David Bowie rehearses a scene in the Broadway show "The Elephant Man" with co-star Patricia Elliott, right, in 1980. (Marty Lederhandler/AP)
Patricia Elliott, who won a Tony Award playing a countess in the Stephen Sondheim musical “A Little Night Music” and later spent 23 years with the TV soap opera “One Life to Live” as a brothel madam who becomes a society matron, died Dec. 20 at her home in Manhattan. She was 77.
The cause was cancer, said a niece, Sally Fay.
Ms. Elliott’s Broadway breakthrough came in “A Little Night Music” (1973), a musical and romance based on the Ingmar Bergman film “Smiles of a Summer Night.” Playing the depressive and downtrodden Countess Charlotte Malcolm, Ms. Elliott won the Tony for best featured actress.
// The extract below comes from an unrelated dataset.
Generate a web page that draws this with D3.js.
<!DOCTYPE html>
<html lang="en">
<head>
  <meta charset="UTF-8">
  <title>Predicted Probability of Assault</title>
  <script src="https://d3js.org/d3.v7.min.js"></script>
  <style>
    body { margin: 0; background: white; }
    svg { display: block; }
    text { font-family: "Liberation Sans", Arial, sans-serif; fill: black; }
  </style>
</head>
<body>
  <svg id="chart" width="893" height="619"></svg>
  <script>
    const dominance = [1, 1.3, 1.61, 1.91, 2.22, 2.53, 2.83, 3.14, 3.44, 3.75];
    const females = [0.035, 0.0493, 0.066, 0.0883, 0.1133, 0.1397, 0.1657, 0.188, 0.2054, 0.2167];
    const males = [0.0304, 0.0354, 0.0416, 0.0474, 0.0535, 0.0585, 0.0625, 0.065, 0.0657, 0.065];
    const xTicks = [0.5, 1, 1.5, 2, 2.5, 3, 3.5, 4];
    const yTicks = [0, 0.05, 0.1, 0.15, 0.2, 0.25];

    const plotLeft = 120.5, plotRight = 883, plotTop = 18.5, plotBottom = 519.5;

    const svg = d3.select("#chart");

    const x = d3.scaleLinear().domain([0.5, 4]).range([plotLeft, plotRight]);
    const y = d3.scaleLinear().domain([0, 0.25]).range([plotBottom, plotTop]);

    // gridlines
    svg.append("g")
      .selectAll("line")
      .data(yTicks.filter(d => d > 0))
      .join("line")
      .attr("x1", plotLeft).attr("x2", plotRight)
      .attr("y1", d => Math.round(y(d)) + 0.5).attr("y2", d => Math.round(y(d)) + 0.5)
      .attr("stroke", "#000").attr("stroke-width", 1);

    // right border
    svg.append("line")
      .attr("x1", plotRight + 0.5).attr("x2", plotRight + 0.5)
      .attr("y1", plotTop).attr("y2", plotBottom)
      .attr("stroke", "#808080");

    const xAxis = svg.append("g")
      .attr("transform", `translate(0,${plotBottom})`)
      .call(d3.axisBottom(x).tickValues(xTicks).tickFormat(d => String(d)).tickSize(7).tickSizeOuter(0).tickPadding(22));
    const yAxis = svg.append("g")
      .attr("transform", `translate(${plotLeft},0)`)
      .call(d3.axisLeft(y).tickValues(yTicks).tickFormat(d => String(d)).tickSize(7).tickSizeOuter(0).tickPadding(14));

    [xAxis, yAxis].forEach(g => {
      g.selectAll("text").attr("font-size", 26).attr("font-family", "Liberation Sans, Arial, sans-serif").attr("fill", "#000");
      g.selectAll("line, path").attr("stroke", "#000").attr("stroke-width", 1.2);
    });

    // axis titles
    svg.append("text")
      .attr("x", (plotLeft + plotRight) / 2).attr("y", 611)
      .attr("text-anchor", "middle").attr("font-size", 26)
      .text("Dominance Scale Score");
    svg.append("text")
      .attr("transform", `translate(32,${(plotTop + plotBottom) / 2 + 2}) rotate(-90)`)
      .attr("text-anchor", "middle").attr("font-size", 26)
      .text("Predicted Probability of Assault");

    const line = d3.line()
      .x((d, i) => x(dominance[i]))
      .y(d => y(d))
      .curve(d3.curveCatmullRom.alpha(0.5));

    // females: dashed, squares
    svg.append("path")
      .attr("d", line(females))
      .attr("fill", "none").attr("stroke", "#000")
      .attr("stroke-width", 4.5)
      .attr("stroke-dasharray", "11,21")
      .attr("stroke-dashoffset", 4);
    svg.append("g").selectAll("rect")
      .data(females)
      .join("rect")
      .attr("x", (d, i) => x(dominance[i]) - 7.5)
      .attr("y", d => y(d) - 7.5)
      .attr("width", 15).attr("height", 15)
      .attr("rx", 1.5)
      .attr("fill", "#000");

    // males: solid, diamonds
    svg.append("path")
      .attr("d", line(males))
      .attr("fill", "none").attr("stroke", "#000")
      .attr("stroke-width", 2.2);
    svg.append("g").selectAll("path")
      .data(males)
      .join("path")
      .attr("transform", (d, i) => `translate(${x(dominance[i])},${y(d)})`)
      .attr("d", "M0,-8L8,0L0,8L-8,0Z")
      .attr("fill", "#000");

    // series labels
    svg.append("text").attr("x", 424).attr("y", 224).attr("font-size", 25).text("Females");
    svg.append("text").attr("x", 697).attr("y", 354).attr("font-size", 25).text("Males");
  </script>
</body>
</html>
She also was nominated for a Tony in 1977 in the original production of “The Shadow Box,” Michael Cristofer’s Pulitzer Prize-winning drama about terminal illness. Her other Broadway credits include “The Elephant Man” — playing the actress Madge Kendal in a production that included David Bowie as the disfigured John Merrick — “A Doll’s House,” “A Month of Sundays” and “Hedda Gabler.”
Ms. Elliott also played Renee Divine Buchanan on the ABC daytime drama “One Life to Live” from 1988 to 2011. In addition, she was on the “CBS Radio Mystery Theater” series from 1974 through 1982.
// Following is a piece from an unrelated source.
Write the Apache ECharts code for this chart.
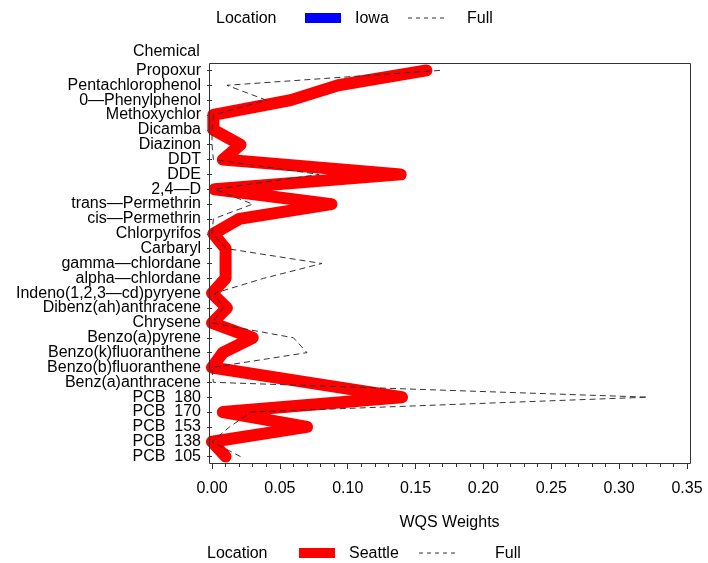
<!DOCTYPE html>
<html>
<head>
<meta charset="utf-8">
<script src="https://cdn.jsdelivr.net/npm/echarts@6/dist/echarts.min.js"></script>
<style>
  html, body { margin: 0; padding: 0; background: #fff; }
  #chart { width: 708px; height: 563px; }
</style>
</head>
<body>
<div id="chart"></div>
<script>
// chemicals, top to bottom
const chemicals = [
  'Propoxur', 'Pentachlorophenol', '0—Phenylphenol', 'Methoxychlor', 'Dicamba',
  'Diazinon', 'DDT', 'DDE', '2,4—D', 'trans—Permethrin', 'cis—Permethrin',
  'Chlorpyrifos', 'Carbaryl', 'gamma—chlordane', 'alpha—chlordane',
  'Indeno(1,2,3—cd)pyryene', 'Dibenz(ah)anthracene', 'Chrysene', 'Benzo(a)pyrene',
  'Benzo(k)fluoranthene', 'Benzo(b)fluoranthene', 'Benz(a)anthracene',
  'PCB  180', 'PCB  170', 'PCB  153', 'PCB  138', 'PCB  105'
];

// WQS weights
const seattleWeights = [
  0.158, 0.093, 0.058, 0.001, 0.001, 0.021, 0.008, 0.139, 0.002, 0.088,
  0.020, 0.001, 0.010, 0.010, 0.010, 0.000, 0.011, 0.000, 0.030, 0.008,
  0.000, 0.070, 0.140, 0.008, 0.070, 0.000, 0.010
];
const fullWeights = [
  0.168, 0.011, 0.040, 0.001, 0.000, 0.000, 0.001, 0.079, 0.002, 0.030,
  0.001, 0.000, 0.011, 0.081, 0.038, 0.002, 0.008, 0.000, 0.060, 0.070,
  0.000, 0.001, 0.321, 0.029, 0.013, 0.000, 0.021
];

const xTicks = { min: 0, max: 0.35, interval: 0.05 };

const font = 'Liberation Sans';
const chart = echarts.init(document.getElementById('chart'));

function legendRow(y, swatchColor, label, pos) {
  return [
    { type: 'text', left: pos[0], top: y - 7, style: { text: 'Location', font: '16px ' + font, fill: '#000' } },
    { type: 'rect', shape: { x: pos[1], y: y - 5, width: 36, height: 10 }, style: { fill: swatchColor } },
    { type: 'text', left: pos[2], top: y - 7, style: { text: label, font: '16px ' + font, fill: '#000' } },
    { type: 'line', shape: { x1: pos[3], y1: y, x2: pos[3] + 37, y2: y },
      style: { stroke: '#333', lineWidth: 1, lineDash: [4, 4] } },
    { type: 'text', left: pos[4], top: y - 7, style: { text: 'Full', font: '16px ' + font, fill: '#000' } }
  ];
}

const option = {
  animation: false,
  textStyle: { fontFamily: font },
  grid: { left: 212, right: 21, top: 63, bottom: 99 },
  xAxis: {
    type: 'value',
    min: xTicks.min,
    max: xTicks.max,
    interval: xTicks.interval,
    name: 'WQS Weights',
    nameLocation: 'middle',
    nameGap: 51,
    nameTextStyle: { fontSize: 16, color: '#000' },
    axisLine: { show: false },
    axisTick: { show: true, length: 5, lineStyle: { color: '#333' } },
    minorTick: { show: true, splitNumber: 5, length: 3, lineStyle: { color: '#333' } },
    splitLine: { show: false },
    axisLabel: { fontSize: 16, color: '#000', margin: 17, formatter: v => v.toFixed(2) }
  },
  yAxis: {
    type: 'category',
    data: chemicals,
    inverse: true,
    boundaryGap: true,
    offset: 3,
    axisLine: { show: false },
    axisTick: { show: true, alignWithLabel: true, length: 5, lineStyle: { color: '#333' } },
    axisLabel: { fontSize: 16, color: '#000', margin: 8, interval: 0 }
  },
  series: [
    {
      name: 'Seattle',
      type: 'line',
      data: seattleWeights,
      showSymbol: false,
      lineStyle: { color: '#ff0000', width: 12, cap: 'round', join: 'round' },
      z: 2
    },
    {
      name: 'Full',
      type: 'line',
      data: fullWeights,
      showSymbol: false,
      lineStyle: { color: '#333', width: 1, type: [6, 4] },
      z: 3
    }
  ],
  graphic: [
    { type: 'rect', shape: { x: 209.5, y: 63.5, width: 481, height: 400 },
      style: { fill: 'none', stroke: '#333', lineWidth: 1 }, z: 10 },
    { type: 'text', left: 133, top: 44, style: { text: 'Chemical', font: '16px ' + font, fill: '#000' } }
  ]
    .concat(legendRow(18, '#0000ff', 'Iowa', [216, 305, 355, 408, 467]))
    .concat(legendRow(553, '#ff0000', 'Seattle', [207, 299, 349, 419, 495]))
};

chart.setOption(option);
</script>
</body>
</html>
“Early on in my career, I learned not to be a snob because you have to make a living as an actor,” she told United Feature Syndicate in 1990. “Being on a soap has expanded my acting ability. I really enjoy the spontaneity of daytime and the opportunity to work regularly. It’s also wonderful to interrelate with the same people every day.”
Patricia Elliott was born in Gunnison, Colo., on July 21, 1938. She graduated from the University of Colorado in 1960 and worked at the Cleveland Play House, the Guthrie Theater in Minneapolis and Arena Stage in Washington, among other venues.
Ms. Elliott had guest roles on TV shows such as “Kojak,” “St. Elsewhere” and “Hill Street Blues.”
Her marriage to Peter Heath ended in divorce. She had no immediate survivors.